Is the “high crime area” label the new “racial profiling” in Fourth Amendment jurisprudence in Virginia?
In the late ’90s, the rubric of “racial profiling” came under suspicion as a poorly disguised excuse for discrimination against minorities. At a 1999 panel program at the annual Virginia State Bar meeting on profiling in traffic stops, Norfolk lawyer Patricia Wright told the audience that when police “profile,” they use race as a substitute or proxy for criminality.
But in 2002, Virginia State Police reported to a Virginia legislative committee that a year-long study turned up no evidence of a widespread profiling problem. State police had received only 63 race discrimination complaints since 1997 – about half from motorists – out of more than a million “contacts’ per year.
Now there seems to be a heightened sensitivity in courts about the limits of the “high crime” shorthand as a shortcut to reasonable suspicion.
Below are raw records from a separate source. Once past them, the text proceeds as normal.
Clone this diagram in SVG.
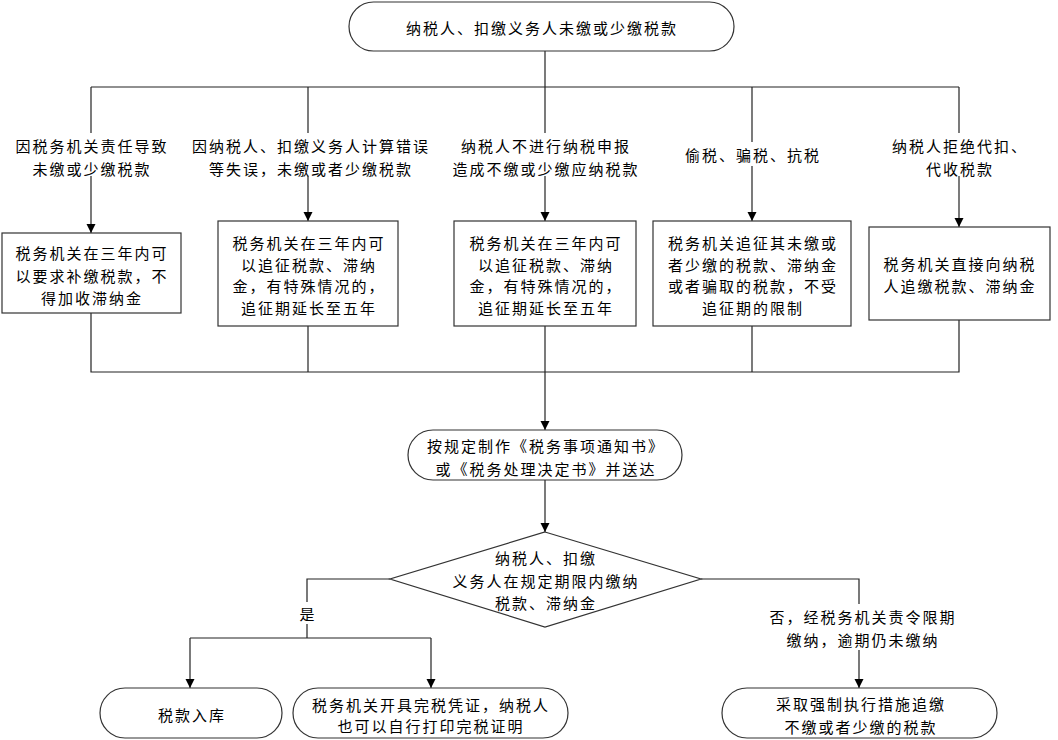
<svg xmlns="http://www.w3.org/2000/svg" width="1058" height="740" viewBox="0 0 1058 740">
<style>
text{font-family:"Noto Sans CJK SC","Liberation Sans",sans-serif;font-size:15px;fill:#000;text-anchor:middle;dominant-baseline:central;letter-spacing:2px}
.box{fill:#fff;stroke:#333;stroke-width:1.2}
.ln{fill:none;stroke:#222;stroke-width:1.2}
.bg{fill:#fff}
</style>
<defs>
<marker id="arr" markerWidth="10" markerHeight="10" refX="9" refY="5" orient="auto" markerUnits="userSpaceOnUse">
<path d="M0,0.5 L9,5 L0,9.5 Z" fill="#000"/>
</marker>
</defs>
<rect width="1058" height="740" fill="#fff"/>
<g id="connectors">
<path class="ln" d="M545,51 V87"/>
<path class="ln" d="M91,87 H959"/>
<path class="ln" d="M91,87 V233" marker-end="url(#arr)"/>
<path class="ln" d="M308,87 V221" marker-end="url(#arr)"/>
<path class="ln" d="M545,87 V221" marker-end="url(#arr)"/>
<path class="ln" d="M752,87 V221" marker-end="url(#arr)"/>
<path class="ln" d="M959,87 V227" marker-end="url(#arr)"/>
<path class="ln" d="M91,313 V372 H959 V320"/>
<path class="ln" d="M308,326 V372"/>
<path class="ln" d="M752,326 V372"/>
<path class="ln" d="M545,326 V430" marker-end="url(#arr)"/>
<path class="ln" d="M545,480 V532" marker-end="url(#arr)"/>
<path class="ln" d="M390,579 H307 V638"/>
<path class="ln" d="M190,638 H431"/>
<path class="ln" d="M190,638 V688" marker-end="url(#arr)"/>
<path class="ln" d="M431,638 V688" marker-end="url(#arr)"/>
<path class="ln" d="M701,579 H859 V688" marker-end="url(#arr)"/>
</g>
<g id="lbl-b1"><rect class="bg" x="10" y="133" width="164" height="43"/><text x="92" y="145">因税务机关责任导致</text><text x="92" y="168">未缴或少缴税款</text></g>
<g id="lbl-b2"><rect class="bg" x="188" y="133" width="244" height="43"/><text x="311" y="145">因纳税人、扣缴义务人计算错误</text><text x="311" y="168">等失误，未缴或者少缴税款</text></g>
<g id="lbl-b3"><rect class="bg" x="446" y="133" width="200" height="43"/><text x="546" y="145">纳税人不进行纳税申报</text><text x="546" y="168">造成不缴或少缴应纳税款</text></g>
<g id="lbl-b4"><rect class="bg" x="682" y="142" width="142" height="24"/><text x="753" y="154">偷税、骗税、抗税</text></g>
<g id="lbl-b5"><rect class="bg" x="890" y="133" width="140" height="43"/><text x="960" y="145">纳税人拒绝代扣、</text><text x="960" y="168">代收税款</text></g>
<g id="lbl-yes"><rect class="bg" x="298" y="602" width="18" height="22"/><text x="308" y="613">是</text></g>
<g id="lbl-no"><rect class="bg" x="762" y="604" width="200" height="46"/><text x="863" y="616">否，经税务机关责令限期</text><text x="863" y="639">缴纳，逾期仍未缴纳</text></g>
<g id="n-start"><rect class="box" x="349" y="2" width="385" height="49" rx="24.5"/><text x="542" y="27">纳税人、扣缴义务人未缴或少缴税款</text></g>
<g id="n-box1"><rect class="box" x="2" y="233" width="179" height="80"/><text x="92" y="252">税务机关在三年内可</text><text x="92" y="275">以要求补缴税款，不</text><text x="92" y="297">得加收滞纳金</text></g>
<g id="n-box2"><rect class="box" x="218" y="221" width="180" height="105"/><text x="309" y="242">税务机关在三年内可</text><text x="309" y="264">以追征税款、滞纳</text><text x="309" y="285">金，有特殊情况的，</text><text x="309" y="307">追征期延长至五年</text></g>
<g id="n-box3"><rect class="box" x="454" y="221" width="182" height="105"/><text x="546" y="242">税务机关在三年内可</text><text x="546" y="264">以追征税款、滞纳</text><text x="546" y="285">金，有特殊情况的，</text><text x="546" y="307">追征期延长至五年</text></g>
<g id="n-box4"><rect class="box" x="653" y="221" width="198" height="105"/><text x="753" y="242">税务机关追征其未缴或</text><text x="753" y="264">者少缴的税款、滞纳金</text><text x="753" y="285">或者骗取的税款，不受</text><text x="753" y="307">追征期的限制</text></g>
<g id="n-box5"><rect class="box" x="869" y="227" width="181" height="93"/><text x="960" y="263">税务机关直接向纳税</text><text x="960" y="285">人追缴税款、滞纳金</text></g>
<g id="n-notice"><rect class="box" x="408" y="430" width="274" height="50" rx="25"/><text x="546" y="445">按规定制作《税务事项通知书》</text><text x="546" y="468">或《税务处理决定书》并送达</text></g>
<g id="n-decision"><polygon class="box" points="545,532 701,579 545,627 390,579"/><text x="546" y="557">纳税人、扣缴</text><text x="546" y="580">义务人在规定期限内缴纳</text><text x="546" y="602">税款、滞纳金</text></g>
<g id="n-storage"><rect class="box" x="100" y="688" width="182" height="50" rx="25"/><text x="192" y="714">税款入库</text></g>
<g id="n-receipt"><rect class="box" x="293" y="688" width="275" height="50" rx="25"/><text x="431" y="704">税务机关开具完税凭证，纳税人</text><text x="431" y="725">也可以自行打印完税证明</text></g>
<g id="n-enforce"><rect class="box" x="722" y="688" width="275" height="50" rx="25"/><text x="861" y="703">采取强制执行措施追缴</text><text x="861" y="726">不缴或者少缴的税款</text></g>
</svg>
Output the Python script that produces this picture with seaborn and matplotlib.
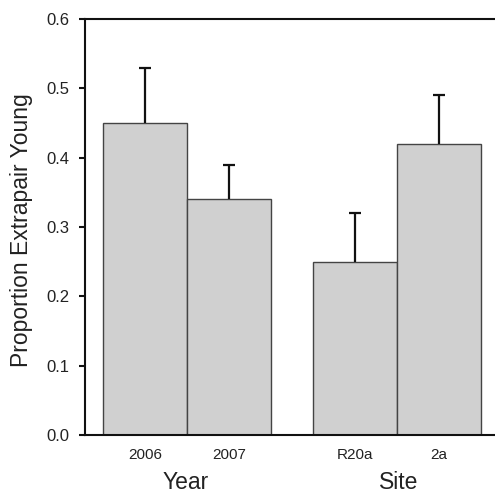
import matplotlib
matplotlib.use("Agg")
import matplotlib.pyplot as plt
import seaborn as sns
import pandas as pd
import numpy as np

# Data
categories = ["2006", "2007", "R20a", "2a"]
positions = [0.0, 1.0, 2.5, 3.5]
values = [0.45, 0.34, 0.25, 0.42]
errors = [0.08, 0.05, 0.07, 0.07]
groups = ["Year", "Site"]
group_centers = [0.48, 3.02]
yticks = [0.0, 0.1, 0.2, 0.3, 0.4, 0.5, 0.6]

sns.set_style("ticks")
plt.rcParams["font.family"] = ["Liberation Sans", "DejaVu Sans"]

df = pd.DataFrame({"pos": positions, "value": values, "cat": categories})

fig = plt.figure(figsize=(4.95, 4.92), dpi=100)
ax = fig.add_axes([85/495, (492-435)/492, (495-85)/495, (435-19)/492])

sns.barplot(data=df, x="pos", y="value", native_scale=True, width=1.0,
            color="#d0d0d0", saturation=1, edgecolor="#444444", linewidth=1.0,
            errorbar=None, ax=ax)

# upper-only error bars
pos_arr = np.array(positions)
val_arr = np.array(values)
err_arr = np.array(errors)
cap_half = 0.0714
ax.vlines(pos_arr, val_arr, val_arr + err_arr, color="#111111", linewidth=1.6, zorder=5)
ax.hlines(val_arr + err_arr, pos_arr - cap_half, pos_arr + cap_half,
          color="#111111", linewidth=1.6, zorder=5)

ax.set_xlim(-0.714, 4.167)
ax.set_ylim(0, 0.6)
ax.set_yticks(yticks)
ax.set_yticklabels([f"{t:.1f}" for t in yticks], fontsize=12, color="#222222")
ax.set_xticks(positions)
ax.set_xticklabels(categories, fontsize=11, color="#222222")
ax.tick_params(axis="x", length=0, pad=9.5)
ax.tick_params(axis="y", length=6*0.72, width=1.5, direction="out", pad=7, color="#111111")

for s in ["left", "top", "bottom"]:
    ax.spines[s].set_visible(True)
    ax.spines[s].set_linewidth(1.5)
    ax.spines[s].set_color("#111111")
ax.spines["right"].set_visible(False)

ax.set_xlabel("")
ax.set_ylabel("Proportion Extrapair Young", fontsize=16.5, color="#222222", va="center")
ax.yaxis.set_label_coords(-0.154, 0.492)

for g, c in zip(groups, group_centers):
    ax.text(c, -0.113, g, transform=ax.get_xaxis_transform(), ha="center", va="center",
            fontsize=16.5, color="#222222")

fig.savefig("out.png", dpi=100)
In April the Supreme Court of Virginia handed down decisions in several cases that arose in “high crime” areas. In a split decision, the high court in McCain v. Commonwealth reversed a cocaine conviction that followed a traffic stop in a “high crime” area, saying that even in high crime areas, where there’s a good chance any given individual is armed, Terry v. Ohio requires reasonable, individualized suspicion before a weapons frisk.
Now a 4th Circuit judge has issued an admonition against leaning too hard on the high crime label. Dissenting in U.S. v. Black, Judge Roger Gregory said maybe a man walking near a Richmond housing project had a legitimate reason to keep his hand “cupped” in his pocket on a cold December evening. The panel majority cobbled together reasonable suspicion from a close parsing of the give-and-take during the cop’s encounter with the defendant. But Gregory warned that the majority had created a zone of lower constitutional protection in a poor neighborhood and engaged in “a blatant display of class discrimination of the basest variety.”